The requests continued with “Seeds,” “Trapped,” and a particularly special one, the E Street premiere of “Long Time Comin’.” The sign read “For my new born baby Ruben,” prompting Bruce to give some practical parenting advice: “Don’t frick it up, now, don’t frick it up,” he said with a chuckle. Before playing the song, he told a funny story about how people create two-sided signs, hoping at least half of it will get his attention — the “Play Anything” sign, for instance, had “I’d look good playing your guitar” on the other side. “Sometimes they are just trying to cheer you up,” he said, showing a sign proclaiming, “Miami, still looking good!” which prompted a Stevie! Stevie! chant from the audience.
During the “Hungry Heart” sing-along, a fan in crowd caught Bruce’s attention with a sign asking, “Bruce, can I have a man hug?” Yes, you can… he was rewarded with not one but four hugs, and a little dance too. Bruce was working hard to keep his fans happy, including the little boy who was called up on stage next. Whle the lad was retrieving his sign, Bruce said he was practicing for hosting a Saturday morning television show — “for when this all goes to hell!” No chance of that happening any time soon based on the reaction to “The River,” the song on nine-year-old Joseph’s request.
After all these signs, Bruce said it was time to change things up a bit and announced that Born to Run would be played in its entirety, dedicated to “Our great friend James Gandolfini.” “Thunder Road,” of course, kicked it off, and with horns wailing left no doubt that this wasn’t the lullaby version of the song. “Backstreets” with “Sad Eyes” worked into the middle… remember how you would listen to this album over and over to cure a broken heart? With this version of “Backstreets,” an audience of enraptured Brits learned that it still works for that.

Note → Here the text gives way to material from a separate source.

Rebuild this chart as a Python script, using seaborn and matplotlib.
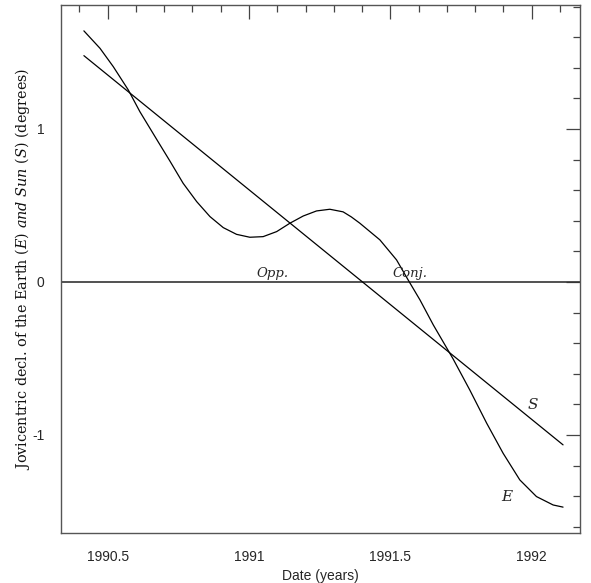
import matplotlib
matplotlib.use("Agg")
import matplotlib.pyplot as plt
import seaborn as sns
import pandas as pd
from matplotlib.ticker import MultipleLocator

# Data
earth_date = [1990.416, 1990.473, 1990.520, 1990.573, 1990.614, 1990.679, 1990.720,
              1990.767, 1990.815, 1990.862, 1990.909, 1990.956, 1991.003, 1991.050,
              1991.098, 1991.145, 1991.192, 1991.239, 1991.286, 1991.333, 1991.362,
              1991.392, 1991.463, 1991.522, 1991.563, 1991.605, 1991.652, 1991.722,
              1991.781, 1991.841, 1991.899, 1991.958, 1992.017, 1992.076, 1992.111]
earth_decl = [1.641, 1.527, 1.407, 1.255, 1.113, 0.915, 0.791,
              0.645, 0.525, 0.427, 0.355, 0.311, 0.292, 0.296,
              0.329, 0.384, 0.431, 0.464, 0.475, 0.458, 0.425,
              0.384, 0.275, 0.144, 0.013, -0.118, -0.281, -0.503,
              -0.706, -0.924, -1.120, -1.294, -1.403, -1.458, -1.472]
sun_date = [1990.416, 1992.111]
sun_decl = [1.479, -1.065]

x_ticks = [1990.5, 1991, 1991.5, 1992]
x_ticklabels = ["1990.5", "1991", "1991.5", "1992"]
y_ticks = [-1, 0, 1]
y_ticklabels = ["-1", "0", "1"]

sns.set_style("white")
plt.rcParams["font.family"] = ["Liberation Sans", "DejaVu Sans"]
plt.rcParams["mathtext.fontset"] = "dejavuserif"

fig = plt.figure(figsize=(5.91, 5.83), dpi=100)
ax = fig.add_axes([0.1032, 0.0858, 0.8782, 0.9056])

df_e = pd.DataFrame({"date": earth_date, "decl": earth_decl})
df_s = pd.DataFrame({"date": sun_date, "decl": sun_decl})
sns.lineplot(data=df_e, x="date", y="decl", ax=ax, color="black", lw=0.9,
             sort=False, estimator=None)
sns.lineplot(data=df_s, x="date", y="decl", ax=ax, color="black", lw=0.9,
             sort=False, estimator=None)
ax.axhline(0, color="#333333", lw=1.2, zorder=1)

ax.set_xlim(1990.335, 1992.171)
ax.set_ylim(-1.641, 1.810)

ax.set_xticks(x_ticks)
ax.set_xticklabels(x_ticklabels, fontsize=10)
ax.set_yticks(y_ticks)
ax.set_yticklabels(y_ticklabels, fontsize=10)
ax.xaxis.set_minor_locator(MultipleLocator(0.1))
ax.yaxis.set_minor_locator(MultipleLocator(0.2))
ax.tick_params(which="both", direction="in", top=True, right=True,
               color="#444444", width=0.9)
ax.tick_params(which="major", length=10, pad=12)
ax.tick_params(which="minor", length=5)
for sp in ax.spines.values():
    sp.set_color("#555555")
    sp.set_linewidth(1.0)

ax.set_xlabel("Date (years)", fontsize=10, labelpad=4)
ax.set_ylabel(r"Jovicentric decl. of the Earth ($E$) $and$ $Sun$ ($S$) (degrees)",
              fontsize=10.4, family="DejaVu Serif", color="#111111")
ax.yaxis.set_label_coords(-0.055, 0.5)

ax.text(1991.085, 0.015, "Opp.", fontsize=9.5, family="DejaVu Serif",
        style="italic", ha="center", va="bottom")
ax.text(1991.57, 0.015, "Conj.", fontsize=9.5, family="DejaVu Serif",
        style="italic", ha="center", va="bottom")
ax.text(1992.004, -0.804, r"$S$", fontsize=11, ha="center", va="center")
ax.text(1991.916, -1.405, r"$E$", fontsize=11, ha="center", va="center")

fig.savefig("out.png", dpi=100)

A blistering “Born to Run” and high-energy “She’s the One” made “Meeting Across the River” — played with only Bruce, Curt Ramm, Roy Bittan, and Garry Tallent on stage — seem all the more hauntingly mesmerizing. Jake Clemons captivated the audience with a note-perfect solo on “Jungleland,” and Bruce proved that he still has the best howl in rock ‘n’ roll.
Thirty seconds later everyone was listening to what their butts were telling them, up and shaking it to “Pay Me My Money Down.” There was a lot of fancy dancing by the horns and colorful New Orleans-style umbrellas hoisted by the choir. It was an absolute visual and aural delight that reset the stage and got everyone ready for the dance party to follow.
Cindy Mizelle, featured on “Shackled and Drawn,” just gets better and better, her honey-sweet voice blending perfectly with Bruce’s gruffness and then soaring to encourage us all to rise up. “Lonesome Day” returned to the setlist, the “It’s alright” refrain like a comforting pat on the back to a troubled friend. “We are Alive” seemed to do the same. The encores brought us out the other side, pure rock ‘n’ roll bliss from the heart-thumping, chest-pounding “Born in the U.S.A.” through “Raise Your Hand” and “American Land.”
Just brilliant, is that not the final persuasion you need to take that Belfast ticket Frosty?
Thanks for the mail and will reply later.
GG, Iain says there is a place to sell your tickets either at Badlands or Backstreets. I will have a wee look and let you know which one!!